In a familiar sight, the Nasdaq Composite outperformed the S&P 500 on Thursday. In a not-so-familiar sight, though, the S&P 500 financial sector outperformed the S&P 500 information technology sector. It was a key development that helped the S&P 500 hold its place near a record high as former FBI Director Comey's testimony unfolded before the Senate Intelligence Committee.
The testimony itself was dramatic, but ultimately, it didn't produce any high drama for the stock market, which seemed content to think that it didn't offer an indisputable obstruction of justice case against the president.
Our summation of trading matters pointed to the 3.0%+ gain in the S&P 500 since May 17, when the S&P 500 dropped 1.8% after The New York Times article raised allegations the president might have obstructed justice, as a pretty good indicator that the stock market had been sensing it would reach the conclusion it reached after hearing the testimony.
Things could still change knowing the special counsel is conducting his investigation, but on Thursday, the stock market managed to take what it heard in stride.
It is doing the same this morning despite hearing the UK election produced a surprise. Currently, the S&P futures are up three points and are trading 0.2% above fair value.
That indication has followed in the wake of reports that the Conservative Party in the UK failed to secure a majority in the snap parliamentary election called in April by Prime Minster May. The party needed 326 seats to secure that majority, but reports suggest they totaled only 318 seats, which in political terms translates into a hung Parliament.
The British pound has dropped noticeably following the election result, with traders keying on the likelihood of increased political uncertainty and the extra challenges the lack of an outright majority might pose for Brexit negotiations. Not surprisingly, there have also been calls for Ms. May to resign her position as party leader.
Strikingly, the FTSE 100 is up 0.5%, having shaken off the political drama for the time being and rooting itself in the weakness of the pound as a positive element for export competitiveness and the earnings prospects of multinational companies.
There is going to be more to the British election story in the days ahead, but overall, global markets are dismissing it this morning as being predominately a British story.
In other developments, China's inflation reports for May were a mixed bag. Producer prices were up 5.5% year-over-year, which was a deceleration from the 6.4% growth rate seen in April, while consumer prices increased 1.5% year-over-year versus 1.2% in April. The consumer price report was in-line with expectations.
There isn't much news of market-moving note out of the corporate sector, yet there are some headlines that will draw some increased attention.

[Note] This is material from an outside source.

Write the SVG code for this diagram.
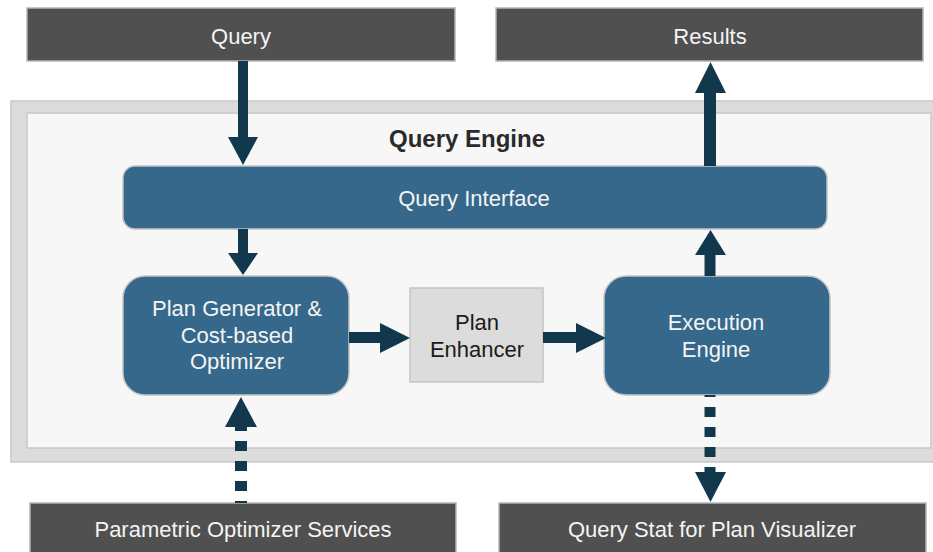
<svg xmlns="http://www.w3.org/2000/svg" width="933" height="552" viewBox="0 0 933 552">
  <style>
    .io { fill: #505050; stroke: #b4b4b4; stroke-width: 1.5; }
    .blk { fill: #35688a; stroke: #c4c4c4; stroke-width: 1.5; }
    .gry { fill: #dcdcdc; stroke: #c4c4c4; stroke-width: 1.5; }
    .lbl { font-family: "Liberation Sans", Arial, sans-serif; font-size: 22px; text-anchor: middle; fill: #f4f4f4; }
    .dark { fill: #1a1a1a; }
    .title { font-family: "Liberation Sans", Arial, sans-serif; font-size: 24px; font-weight: bold; text-anchor: middle; fill: #2a2a2a; }
    .shaft { stroke: #12384e; fill: none; }
    .head { fill: #12384e; }
  </style>

  <rect width="933" height="552" fill="#ffffff"/>

  <!-- engine container -->
  <g id="query-engine">
    <rect x="11" y="101" width="940" height="361" fill="#dcdcdc" stroke="#c8c8c8" stroke-width="1.5"/>
    <rect x="27" y="113" width="904" height="335" fill="#f7f7f7" stroke="#c8c8c8" stroke-width="1.5"/>
    <text class="title" x="467" y="147">Query Engine</text>
  </g>

  <g id="query">
    <rect class="io" x="27" y="8" width="428" height="53"/>
    <text class="lbl" x="241" y="44">Query</text>
  </g>

  <g id="results">
    <rect class="io" x="496" y="8" width="427" height="53"/>
    <text class="lbl" x="710" y="44">Results</text>
  </g>

  <g id="query-interface">
    <rect class="blk" x="123" y="166" width="704" height="63" rx="12" ry="12"/>
    <text class="lbl" x="474" y="206">Query Interface</text>
  </g>

  <g id="plan-generator">
    <rect class="blk" x="123" y="276" width="226" height="119" rx="22" ry="22"/>
    <text class="lbl" x="237" y="316">Plan Generator &amp;</text>
    <text class="lbl" x="237" y="343">Cost-based</text>
    <text class="lbl" x="237" y="369">Optimizer</text>
  </g>

  <g id="plan-enhancer">
    <rect class="gry" x="410" y="288" width="133" height="94"/>
    <text class="lbl dark" x="477" y="330">Plan</text>
    <text class="lbl dark" x="477" y="357">Enhancer</text>
  </g>

  <g id="execution-engine">
    <rect class="blk" x="604" y="276" width="226" height="119" rx="22" ry="22"/>
    <text class="lbl" x="716" y="330">Execution</text>
    <text class="lbl" x="716" y="357">Engine</text>
  </g>

  <g id="parametric-optimizer-services">
    <rect class="io" x="30" y="503" width="426" height="60"/>
    <text class="lbl" x="243" y="537">Parametric Optimizer Services</text>
  </g>

  <g id="query-stat">
    <rect class="io" x="499" y="503" width="427" height="60"/>
    <text class="lbl" x="712" y="537">Query Stat for Plan Visualizer</text>
  </g>

  <!-- connectors -->
  <g id="connectors">
    <!-- Query -> Query Interface -->
    <line class="shaft" x1="243" y1="61" x2="243" y2="138" stroke-width="10"/>
    <polygon class="head" points="228,137 258,137 243,165"/>

    <!-- Query Interface -> Results -->
    <line class="shaft" x1="710" y1="166" x2="710" y2="92" stroke-width="12"/>
    <polygon class="head" points="695,93 726,93 710.5,62"/>

    <!-- Query Interface -> Plan Generator -->
    <line class="shaft" x1="243" y1="229" x2="243" y2="254" stroke-width="10"/>
    <polygon class="head" points="228,253 258,253 243,275"/>

    <!-- Execution Engine -> Query Interface -->
    <line class="shaft" x1="710" y1="276" x2="710" y2="254" stroke-width="11"/>
    <polygon class="head" points="695,255 726,255 710.5,230"/>

    <!-- Plan Generator -> Plan Enhancer -->
    <line class="shaft" x1="349" y1="337.5" x2="381" y2="337.5" stroke-width="11"/>
    <polygon class="head" points="380,323 380,353 410,338"/>

    <!-- Plan Enhancer -> Execution Engine -->
    <line class="shaft" x1="543" y1="337.5" x2="577" y2="337.5" stroke-width="11"/>
    <polygon class="head" points="576,323 576,353 606,338"/>

    <!-- Parametric Optimizer Services -> Plan Generator (dashed) -->
    <line class="shaft" x1="241" y1="421" x2="241" y2="503" stroke-width="12" stroke-dasharray="10 10"/>
    <polygon class="head" points="225,427 257,427 241,397"/>

    <!-- Execution Engine -> Query Stat (dashed) -->
    <line class="shaft" x1="710" y1="395" x2="710" y2="473" stroke-width="11" stroke-dasharray="10 10" stroke-dashoffset="8"/>
    <polygon class="head" points="695,472 726,472 710.5,502"/>
  </g>
</svg>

Specifically, a few analysts have raised their price targets for NVIDIA (NVDA), Ford (F) is reportedly offering buyout packages for 15,000 workers, Hudson's Bay (HBAYF), the owner of Saks Fifth Avenue, announced 2,000 job cuts after reporting its latest quarterly results, and Digital Realty (DLR) and DuPont Fabros (DFT) are tying up in an all-stock deal with an enterprise value of approximately $7.6 billion.
Oil prices are little changed at the moment and the 10-yr Treasury yield has drifted up to 2.21% on modest selling interest. The latter move nonetheless could remain an appealing directional driver for the financial sector, which importantly has emerged this month as a relative strength standout.